The Financial Markets Authority (FMA) is increasing its vigilance over sections of the finance industry to make sure they guard against cyber threats and other forms of business disruption. 

It is telling them they need to be very careful to ensure business continuity and to protect against cyber hacks.  

The FMA earlier imposed these conditions on classes of people such as mortgage brokers, who have been compelled to get a Financial Advice Provider (FAP) licence from earlier this year.   

The FMA wants to extend these requirements to several other parts of the finance sector. 

These organisations have to be licensed under the Financial Markets Conduct Act 2013, as amended by the Financial Markets (Conduct of Institutions) Amendment Act 2022 (CoFI).

But not all of them have had to apply strict conditions regarding business continuity. 

The FMA is now proposing to extend these requirements to groups such as issuers of derivative investments, which can involve immense sums of money, some of it enhanced in value by leverage. 

Also coming under the FMA's watchful eye are groups such as peer-to-peer lenders and even crowd funders. 

The FMA is proposing to require these operators to have an appropriate and regularly tested business continuity plan (BCP).
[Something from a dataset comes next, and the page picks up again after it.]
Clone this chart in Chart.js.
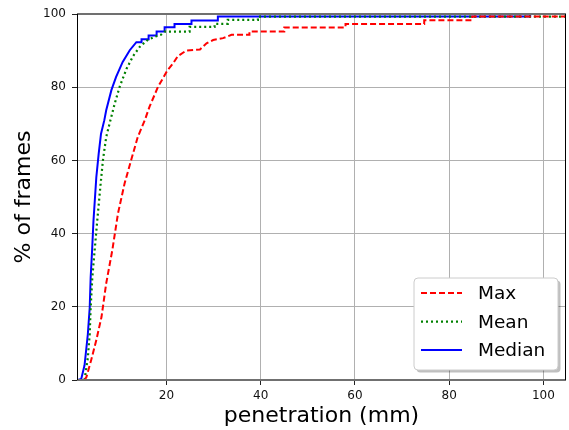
<!DOCTYPE html>
<html>
<head>
<meta charset="utf-8">
<script src="https://cdn.jsdelivr.net/npm/chart.js@4.4.1/dist/chart.umd.min.js"></script>
<style>
  html, body { margin: 0; padding: 0; background: #fff; }
  #wrap { width: 569px; height: 430px; position: relative; }
</style>
</head>
<body>
<div id="wrap"><canvas id="cdf"></canvas></div>
<script>
// ---------- Data ----------
const labels = ["Max", "Mean", "Median"];
const xTicks = [20, 40, 60, 80, 100];
const yTicks = [0, 20, 40, 60, 80, 100];

// penetration (mm) / % of frames
const maxX = [2.6, 3.0, 4.0, 5.1, 6.2, 7.2, 8.5, 9.7, 11.1, 12.5, 13.9, 15.4, 16.4, 18.2, 20.2, 21.4, 22.4, 24.2, 27.1, 28.5, 29.9, 32.0, 33.8, 37.6, 37.6, 45.0, 45.0, 58.0, 58.0, 74.7, 74.7, 84.9, 84.9, 105];
const maxY = [0, 0.8, 5.4, 10.9, 17.2, 26.4, 35.5, 45.5, 53.7, 60.1, 66.4, 71.0, 74.7, 80.1, 84.6, 86.5, 88.5, 90.0, 90.3, 92.0, 92.9, 93.4, 94.3, 94.3, 95.2, 95.2, 96.3, 96.3, 97.3, 97.3, 98.3, 98.3, 99.3, 99.3];

const meanX = [2.6, 3.3, 3.7, 3.9, 4.25, 4.75, 5.3, 5.95, 6.5, 7.2, 8.0, 9.0, 10.05, 11.5, 12.9, 14.3, 15.9, 17.5, 18.9, 19.6, 24.9, 24.9, 30.2, 30.2, 33.0, 33.0, 39.4, 39.4, 105];
const meanY = [0, 6.1, 12.6, 19.8, 28, 35.5, 43.6, 52.7, 60, 66.4, 70.5, 75.5, 80.1, 85.0, 88.5, 91.0, 92.8, 93.8, 94.4, 95.2, 95.2, 96.5, 96.5, 97.3, 97.3, 98.4, 98.4, 99.3, 99.3];

const medianX = [1.2, 1.9, 2.6, 3.3, 3.7, 3.9, 4.2, 4.5, 5.1, 5.6, 6.1, 6.8, 7.2, 8.3, 9.3, 10.7, 12.2, 13.6, 14.7, 14.7, 16.2, 16.2, 17.9, 17.9, 19.6, 19.6, 21.7, 21.7, 25.3, 25.3, 30.9, 30.9, 97.2, 97.2, 105];
const medianY = [0, 0.3, 4.0, 12.5, 19.8, 28, 35.3, 43.6, 55.4, 61.8, 67.3, 71, 73.7, 79.2, 82.8, 86.9, 90.1, 92.3, 92.3, 93.1, 93.1, 94.1, 94.1, 95.2, 95.2, 96.4, 96.4, 97.3, 97.3, 98.2, 98.2, 99.3, 99.3, 100, 100];

const xMin = 1.0, xMax = 104.8;

function pts(xs, ys) {
  return xs.map((x, i) => ({ x: x, y: ys[i] }));
}

Chart.defaults.font.family = "'DejaVu Sans', sans-serif";

// ---------- Frame + legend drawn on top ----------
const frame = {
  id: "frame",
  afterDatasetsDraw(chart) {
    const { ctx, chartArea: a } = chart;
    ctx.save();
    ctx.strokeStyle = "#707070";
    ctx.lineWidth = 2;
    ctx.beginPath();
    ctx.moveTo(a.left, a.top); ctx.lineTo(a.right, a.top);
    ctx.moveTo(a.left, a.bottom); ctx.lineTo(a.right, a.bottom);
    ctx.stroke();
    ctx.strokeStyle = "#000";
    ctx.lineWidth = 1;
    ctx.beginPath();
    ctx.moveTo(a.left + 0.5, a.top); ctx.lineTo(a.left + 0.5, a.bottom);
    ctx.moveTo(a.right - 0.5, a.top); ctx.lineTo(a.right - 0.5, a.bottom);
    ctx.stroke();
    ctx.restore();
  },
};

function roundRect(ctx, x, y, w, h, r) {
  ctx.beginPath();
  ctx.moveTo(x + r, y);
  ctx.arcTo(x + w, y, x + w, y + h, r);
  ctx.arcTo(x + w, y + h, x, y + h, r);
  ctx.arcTo(x, y + h, x, y, r);
  ctx.arcTo(x, y, x + w, y, r);
  ctx.closePath();
}

const legendBox = {
  id: "legendBox",
  afterDraw(chart) {
    const { ctx, chartArea: a } = chart;
    const w = 144, h = 92;
    const x = a.right - 8 - w, y = a.bottom - 10 - h;
    ctx.save();
    roundRect(ctx, x + 2.5, y + 2.5, w, h, 4);
    ctx.fillStyle = "rgba(0,0,0,0.25)";
    ctx.fill();
    roundRect(ctx, x, y, w, h, 4);
    ctx.fillStyle = "#fff";
    ctx.fill();
    ctx.strokeStyle = "#cccccc";
    ctx.lineWidth = 1;
    ctx.stroke();
    const rows = [15, 43.7, 72];
    chart.data.datasets.forEach((ds, i) => {
      const ry = y + rows[i];
      ctx.strokeStyle = ds.borderColor;
      ctx.lineWidth = ds.borderWidth;
      ctx.setLineDash(ds.borderDash || []);
      ctx.beginPath();
      ctx.moveTo(x + 7, ry);
      ctx.lineTo(x + 48, ry);
      ctx.stroke();
      ctx.setLineDash([]);
      ctx.fillStyle = "#000";
      ctx.font = "18.5px 'DejaVu Sans'";
      ctx.textBaseline = "middle";
      ctx.textAlign = "left";
      ctx.fillText(ds.label, x + 64, ry + 1);
    });
    ctx.restore();
  },
};

// ---------- Chart ----------
const chart = new Chart(document.getElementById("cdf"), {
  type: "line",
  data: {
    datasets: [
      { label: labels[0], data: pts(maxX, maxY), borderColor: "#ff0000", borderWidth: 2, borderDash: [6, 3] },
      { label: labels[1], data: pts(meanX, meanY), borderColor: "#008000", borderWidth: 2.2, borderDash: [2, 3] },
      { label: labels[2], data: pts(medianX, medianY), borderColor: "#0000ff", borderWidth: 2 },
    ],
  },
  options: {
    responsive: true,
    maintainAspectRatio: false,
    animation: false,
    devicePixelRatio: 1,
    layout: { padding: { top: 14, right: 3, left: 0, bottom: 0 } },
    elements: { point: { radius: 0 }, line: { tension: 0, fill: false } },
    plugins: { legend: { display: false }, tooltip: { enabled: false } },
    scales: {
      x: {
        type: "linear",
        min: xMin,
        max: xMax,
        afterBuildTicks: (s) => { s.ticks = xTicks.map((v) => ({ value: v })); },
        afterFit: (s) => { s.height = 50; },
        grid: { color: "#b0b0b0", lineWidth: 1, tickLength: 5, tickColor: "#222" },
        border: { display: false },
        ticks: { color: "#111", font: { size: 12 }, padding: 4, maxRotation: 0 },
        title: { display: true, text: "penetration (mm)", color: "#000", font: { size: 22 }, padding: { top: 0, bottom: 1 } },
      },
      y: {
        type: "linear",
        min: 0,
        max: 100,
        afterBuildTicks: (s) => { s.ticks = yTicks.map((v) => ({ value: v })); },
        afterFit: (s) => { s.width = 77; },
        grid: { color: "#b0b0b0", lineWidth: 1, tickLength: 5, tickColor: "#222" },
        border: { display: false },
        ticks: { color: "#111", font: { size: 12 }, padding: 6 },
        title: { display: true, text: "% of frames", color: "#000", font: { size: 22 }, padding: { top: 11, bottom: 0 } },
      },
    },
  },
  plugins: [frame, legendBox],
});
</script>
</body>
</html>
How they design this is up to them, but their plans must address the sort of threats their business could face.

It is also proposing that where operators rely on technology systems as a core part of providing a service, then these critical systems must be secure, reliable and be included in the BCP.

The FMA also wants operators to protect the confidentiality, integrity and availability of information and/or technology systems.

They would have to report a material breach within 72 hours, which is shorter than the 10-working-day notification requirement for standard FAP licence holders.

The FMA explains the difference by saying it reflects the reliance on technology by the targeted operators and the likelihood of harm to consumers and investors when disruptions occur.

Breaches of cyber security are universally dreaded within the finance industry because they can reveal people's personal financial information. One incident was announced earlier this year by the finance company Latitude. 

The FMA is seeking feedback on its proposals.